Data shown:
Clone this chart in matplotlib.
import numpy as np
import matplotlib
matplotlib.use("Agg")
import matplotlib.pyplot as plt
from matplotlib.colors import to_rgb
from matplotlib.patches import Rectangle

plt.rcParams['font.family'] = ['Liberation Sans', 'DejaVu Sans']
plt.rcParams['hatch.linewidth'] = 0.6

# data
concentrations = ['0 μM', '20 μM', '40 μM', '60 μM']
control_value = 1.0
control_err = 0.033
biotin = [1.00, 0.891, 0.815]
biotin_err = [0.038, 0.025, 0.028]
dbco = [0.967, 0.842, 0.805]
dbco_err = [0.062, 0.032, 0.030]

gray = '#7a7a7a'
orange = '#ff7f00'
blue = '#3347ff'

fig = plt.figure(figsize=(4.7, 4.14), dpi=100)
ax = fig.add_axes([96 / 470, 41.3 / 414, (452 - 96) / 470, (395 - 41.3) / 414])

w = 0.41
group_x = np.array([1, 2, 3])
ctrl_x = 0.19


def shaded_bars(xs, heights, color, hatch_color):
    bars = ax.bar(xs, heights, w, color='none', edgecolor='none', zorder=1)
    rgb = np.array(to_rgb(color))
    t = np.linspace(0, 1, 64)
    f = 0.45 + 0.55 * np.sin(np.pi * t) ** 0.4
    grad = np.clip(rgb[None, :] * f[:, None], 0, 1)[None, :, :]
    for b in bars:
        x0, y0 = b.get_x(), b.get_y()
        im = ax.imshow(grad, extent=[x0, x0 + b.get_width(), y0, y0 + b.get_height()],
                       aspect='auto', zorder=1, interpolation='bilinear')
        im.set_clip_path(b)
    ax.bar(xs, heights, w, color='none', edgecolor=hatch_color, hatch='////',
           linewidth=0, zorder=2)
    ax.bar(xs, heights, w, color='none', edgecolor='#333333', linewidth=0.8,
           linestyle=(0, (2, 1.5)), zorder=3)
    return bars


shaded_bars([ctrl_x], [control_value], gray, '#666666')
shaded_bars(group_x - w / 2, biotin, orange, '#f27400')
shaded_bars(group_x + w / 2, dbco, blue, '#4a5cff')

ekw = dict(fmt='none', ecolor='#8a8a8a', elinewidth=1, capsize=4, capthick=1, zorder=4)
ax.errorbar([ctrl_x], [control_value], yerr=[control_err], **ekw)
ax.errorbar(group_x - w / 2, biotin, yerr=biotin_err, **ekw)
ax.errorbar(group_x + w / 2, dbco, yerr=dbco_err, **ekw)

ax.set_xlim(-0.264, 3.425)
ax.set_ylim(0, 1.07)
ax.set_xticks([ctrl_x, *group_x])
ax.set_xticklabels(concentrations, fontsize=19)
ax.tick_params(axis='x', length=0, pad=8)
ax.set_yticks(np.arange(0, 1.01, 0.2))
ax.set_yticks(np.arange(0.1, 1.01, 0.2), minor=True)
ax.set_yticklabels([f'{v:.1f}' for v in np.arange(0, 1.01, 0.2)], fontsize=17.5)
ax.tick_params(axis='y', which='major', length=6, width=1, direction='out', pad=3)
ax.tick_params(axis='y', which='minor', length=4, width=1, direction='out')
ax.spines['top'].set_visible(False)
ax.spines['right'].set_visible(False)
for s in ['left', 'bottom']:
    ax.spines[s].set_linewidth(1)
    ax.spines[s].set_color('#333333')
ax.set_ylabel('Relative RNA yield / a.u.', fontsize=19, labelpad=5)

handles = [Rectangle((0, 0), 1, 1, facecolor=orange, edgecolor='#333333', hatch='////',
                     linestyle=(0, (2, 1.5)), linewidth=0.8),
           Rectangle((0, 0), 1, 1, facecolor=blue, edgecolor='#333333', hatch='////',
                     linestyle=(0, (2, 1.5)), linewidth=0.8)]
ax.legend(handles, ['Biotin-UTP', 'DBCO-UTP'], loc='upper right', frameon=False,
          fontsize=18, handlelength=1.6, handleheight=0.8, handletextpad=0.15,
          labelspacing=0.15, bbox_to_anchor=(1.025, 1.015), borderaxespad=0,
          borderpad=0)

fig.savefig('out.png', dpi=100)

Work to do: Find each line holding the word "matplotlib" and copy it.

Response for this exercise:
Clone this chart in matplotlib.
import matplotlib
matplotlib.use("Agg")
import matplotlib.pyplot as plt
from matplotlib.colors import to_rgb
from matplotlib.patches import Rectangle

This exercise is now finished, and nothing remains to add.